WRITTEN INSTRUCTION:
Without the pictures, output the lines of the material from the very first through the one that holds "1.095, 1.10, 1.19];".

PROVIDED MATERIAL:
· · ·
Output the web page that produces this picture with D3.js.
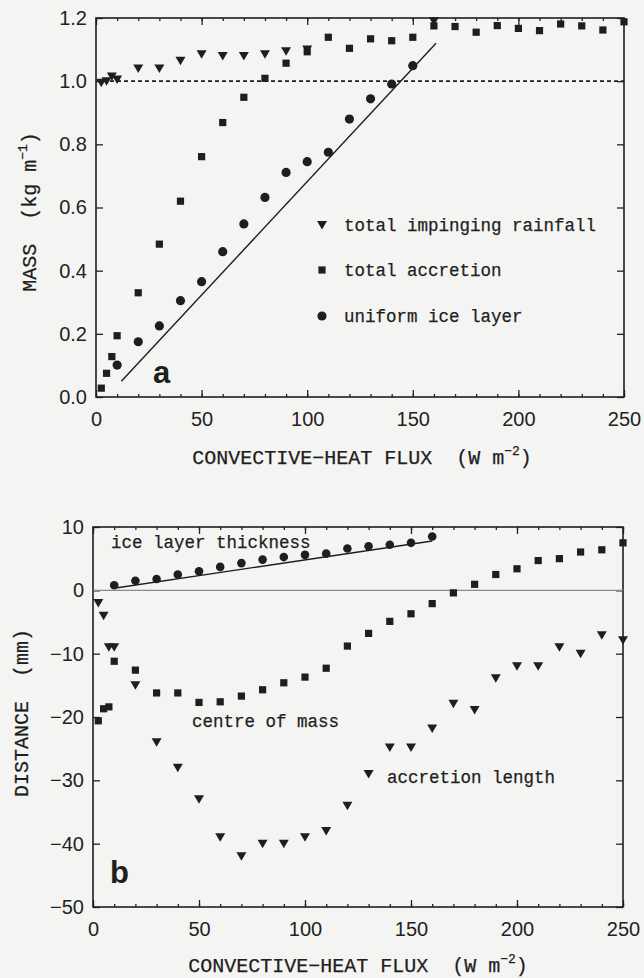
<!DOCTYPE html>
<html>
<head>
<meta charset="utf-8">
<script src="https://cdn.jsdelivr.net/npm/d3@7"></script>
<style>
body { margin: 0; background: #f4f5f3; }
svg { display: block; }
.tick text { font-family: "Liberation Sans", Arial, sans-serif; font-size: 20px; fill: #222; }
.tick line { stroke: #222; stroke-width: 1.3; }
.mono { font-family: "Liberation Mono", "Courier New", monospace; fill: #1e1e1e; stroke: #1e1e1e; stroke-width: 0.25; white-space: pre; }
.big { font-family: "Liberation Sans", Arial, sans-serif; font-weight: bold; font-size: 31px; fill: #1e1e1e; }
</style>
</head>
<body>
<script>
// ---- panel a : mass ----
var rainX = [2.5, 5, 7.5, 10, 20, 30, 40, 50, 60, 70, 80, 90, 100, 160];
var rain  = [0.995, 1.0, 1.015, 1.005, 1.04, 1.04, 1.065, 1.085, 1.08, 1.08, 1.085, 1.095, 1.10, 1.19];

var accX = [2.5, 5, 7.5, 10, 20, 30, 40, 50, 60, 70, 80, 90, 100, 110, 120, 130, 140, 150,
            160, 170, 180, 190, 200, 210, 220, 230, 240, 250];
var accretion = [0.028, 0.075, 0.128, 0.194, 0.33, 0.484, 0.62, 0.761, 0.869, 0.949, 1.009, 1.057, 1.093,
                 1.139, 1.104, 1.134, 1.128, 1.139, 1.175, 1.173, 1.155, 1.176, 1.167, 1.16, 1.181,
                 1.175, 1.162, 1.188];

var iceX = [10, 20, 30, 40, 50, 60, 70, 80, 90, 100, 110, 120, 130, 140, 150];
var iceMass = [0.101, 0.175, 0.225, 0.305, 0.365, 0.46, 0.548, 0.632, 0.711, 0.745, 0.775, 0.88,
               0.944, 0.991, 1.049];

var fitA = [[12, 0.05], [161, 1.12]];
var refA = [[0, 1.0], [250, 1.0]];

// ---- panel b : distance ----
var thickX = [10, 20, 30, 40, 50, 60, 70, 80, 90, 100, 110, 120, 130, 140, 150, 160];
var thickness = [0.8, 1.5, 1.8, 2.5, 3.0, 3.7, 4.3, 4.85, 5.25, 5.6, 5.8, 6.6, 6.95, 7.2, 7.5, 8.5];

var comX = accX;
var centreMass = [-20.6, -18.7, -18.4, -11.2, -12.6, -16.2, -16.2, -17.7, -17.6, -16.7, -15.7, -14.6,
                  -13.7, -12.3, -8.8, -6.8, -4.9, -3.7, -2.1, -0.4, 0.95, 2.5, 3.4, 4.7, 5.0, 6.05,
                  6.4, 7.5];
var accLength = [-2, -4, -9, -9, -15, -24, -28, -33, -39, -42, -40, -40, -39, -38, -34, -29, -24.8,
                 -24.8, -21.8, -17.9, -18.9, -13.9, -12, -12, -9, -10, -7.1, -7.9];

var fitB = [[11.5, 0.4], [160, 7.8]];
var zeroB = [[0, 0], [250, 0]];

var xMajor = [0, 50, 100, 150, 200, 250];
var xMinor = d3.range(0, 251, 10);
var yMajorA = [0, 0.2, 0.4, 0.6, 0.8, 1.0, 1.2];
var yMajorB = [-50, -40, -30, -20, -10, 0, 10];

var w = 644, h = 978;
var svg = d3.select('body').append('svg')
	.attr('width', w)
	.attr('height', h);

var ink = '#1e1e1e';

var xA = d3.scaleLinear().domain([0, 250]).range([96, 624]);
var yA = d3.scaleLinear().domain([0, 1.2]).range([397, 18]);
var xB = d3.scaleLinear().domain([0, 250]).range([93, 623]);
var yB = d3.scaleLinear().domain([-50, 10]).range([907, 527]);

var tri = 'M-5,-4L5,-4L0,4.5Z';
var sq = d3.symbol(d3.symbolSquare, 52)();

function frame(x, y, yTicks, fmt) {
	var x0 = x.range()[0], x1 = x.range()[1], y0 = y.range()[0], y1 = y.range()[1];
	var g = svg.append('g');

	g.append('g').attr('transform', 'translate(0,' + y0 + ')')
		.call(d3.axisBottom(x).tickValues(xMinor).tickSizeInner(-3).tickSizeOuter(0).tickFormat(''));
	g.append('g').attr('transform', 'translate(0,' + y1 + ')')
		.call(d3.axisTop(x).tickValues(xMinor).tickSizeInner(-3).tickSizeOuter(0).tickFormat(''));
	g.append('g').attr('transform', 'translate(0,' + y0 + ')')
		.call(d3.axisBottom(x).tickValues(xMajor).tickSizeInner(-7).tickSizeOuter(0).tickPadding(15));
	g.append('g').attr('transform', 'translate(0,' + y1 + ')')
		.call(d3.axisTop(x).tickValues(xMajor).tickSizeInner(-7).tickSizeOuter(0).tickFormat(''));
	g.append('g').attr('transform', 'translate(' + x0 + ',0)')
		.call(d3.axisLeft(y).tickValues(yTicks).tickSizeInner(-7).tickSizeOuter(0).tickPadding(9).tickFormat(fmt));
	g.append('g').attr('transform', 'translate(' + x1 + ',0)')
		.call(d3.axisRight(y).tickValues(yTicks).tickSizeInner(-7).tickSizeOuter(0).tickFormat(''));

	g.selectAll('.domain').remove();
	g.append('rect')
		.attr('x', x0).attr('y', y1)
		.attr('width', x1 - x0).attr('height', y0 - y1)
		.attr('fill', 'none').attr('stroke', ink).attr('stroke-width', 1.6);
}

function triangles(x, y, xs, ys) {
	svg.append('g').selectAll('path').data(xs).enter().append('path')
		.attr('d', tri)
		.attr('fill', ink)
		.attr('transform', function(d, i) { return 'translate(' + x(d) + ',' + y(ys[i]) + ')'; });
}

function squares(x, y, xs, ys) {
	svg.append('g').selectAll('path').data(xs).enter().append('path')
		.attr('d', sq)
		.attr('fill', ink)
		.attr('transform', function(d, i) { return 'translate(' + x(d) + ',' + y(ys[i]) + ')'; });
}

function dots(x, y, xs, ys, r) {
	svg.append('g').selectAll('circle').data(xs).enter().append('circle')
		.attr('cx', function(d) { return x(d); })
		.attr('cy', function(d, i) { return y(ys[i]); })
		.attr('r', r)
		.attr('fill', ink);
}

function title(x, y, rot, main, sup, size) {
	var t = svg.append('text')
		.attr('class', 'mono')
		.attr('text-anchor', 'middle')
		.attr('font-size', size)
		.attr('transform', 'translate(' + x + ',' + y + ')rotate(' + rot + ')');
	t.append('tspan').text(main);
	if (sup) {
		t.append('tspan').attr('dy', -9).attr('font-size', size * 0.65).text(sup);
		t.append('tspan').attr('dy', 9).text(')');
	}
}

// ---- panel a
frame(xA, yA, yMajorA, d3.format('.1f'));

var line = function(x, y) {
	return d3.line().x(function(d) { return x(d[0]); }).y(function(d) { return y(d[1]); });
};

svg.append('path').attr('d', line(xA, yA)(refA))
	.attr('fill', 'none').attr('stroke', ink).attr('stroke-width', 1.6).attr('stroke-dasharray', '4,3');
svg.append('path').attr('d', line(xA, yA)(fitA))
	.attr('fill', 'none').attr('stroke', ink).attr('stroke-width', 1.4);

triangles(xA, yA, rainX, rain);
squares(xA, yA, accX, accretion);
dots(xA, yA, iceX, iceMass, 4.6);

// legend
var legend = [
	{ label: 'total impinging rainfall', y: 225, mark: 'tri' },
	{ label: 'total accretion', y: 270, mark: 'sq' },
	{ label: 'uniform ice layer', y: 316, mark: 'dot' }
];
var lg = svg.append('g');
legend.forEach(function(d) {
	if (d.mark == 'dot')
		lg.append('circle').attr('cx', 322).attr('cy', d.y).attr('r', 4.6).attr('fill', ink);
	else
		lg.append('path').attr('d', d.mark == 'tri' ? tri : sq).attr('fill', ink)
			.attr('transform', 'translate(322,' + d.y + ')');
	lg.append('text').attr('class', 'mono').attr('font-size', 17.5)
		.attr('x', 344).attr('y', d.y + 6).text(d.label);
});

svg.append('text').attr('class', 'big').attr('x', 153).attr('y', 383).text('a');

title(362, 464, 0, 'CONVECTIVE\u2212HEAT FLUX  (W m', '\u22122', 20);
title(36, 212, -90, 'MASS  (kg m', '\u22121', 20);

// ---- panel b
frame(xB, yB, yMajorB, d3.format('d'));

svg.append('path').attr('d', line(xB, yB)(zeroB))
	.attr('fill', 'none').attr('stroke', '#8a8a8a').attr('stroke-width', 1.2);
svg.append('path').attr('d', line(xB, yB)(fitB))
	.attr('fill', 'none').attr('stroke', ink).attr('stroke-width', 1.4);

dots(xB, yB, thickX, thickness, 4.3);
squares(xB, yB, comX, centreMass);
triangles(xB, yB, comX, accLength);

svg.append('text').attr('class', 'mono').attr('font-size', 17.5).attr('x', 111).attr('y', 548).text('ice layer thickness');
svg.append('text').attr('class', 'mono').attr('font-size', 17.5).attr('x', 192).attr('y', 727).text('centre of mass');
svg.append('text').attr('class', 'mono').attr('font-size', 17.5).attr('x', 387).attr('y', 783).text('accretion length');

svg.append('text').attr('class', 'big').attr('x', 110).attr('y', 883).text('b');

title(358, 972, 0, 'CONVECTIVE\u2212HEAT FLUX  (W m', '\u22122', 20);
title(28, 713, -90, 'DISTANCE  (mm)', null, 20);
</script>
</body>
</html>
· · ·
EXERCISE RESULT:
Output the web page that produces this picture with D3.js.
<!DOCTYPE html>
<html>
<head>
<meta charset="utf-8">
<script src="https://cdn.jsdelivr.net/npm/d3@7"></script>
<style>
body { margin: 0; background: #f4f5f3; }
svg { display: block; }
.tick text { font-family: "Liberation Sans", Arial, sans-serif; font-size: 20px; fill: #222; }
.tick line { stroke: #222; stroke-width: 1.3; }
.mono { font-family: "Liberation Mono", "Courier New", monospace; fill: #1e1e1e; stroke: #1e1e1e; stroke-width: 0.25; white-space: pre; }
.big { font-family: "Liberation Sans", Arial, sans-serif; font-weight: bold; font-size: 31px; fill: #1e1e1e; }
</style>
</head>
<body>
<script>
// ---- panel a : mass ----
var rainX = [2.5, 5, 7.5, 10, 20, 30, 40, 50, 60, 70, 80, 90, 100, 160];
var rain  = [0.995, 1.0, 1.015, 1.005, 1.04, 1.04, 1.065, 1.085, 1.08, 1.08, 1.085, 1.095, 1.10, 1.19];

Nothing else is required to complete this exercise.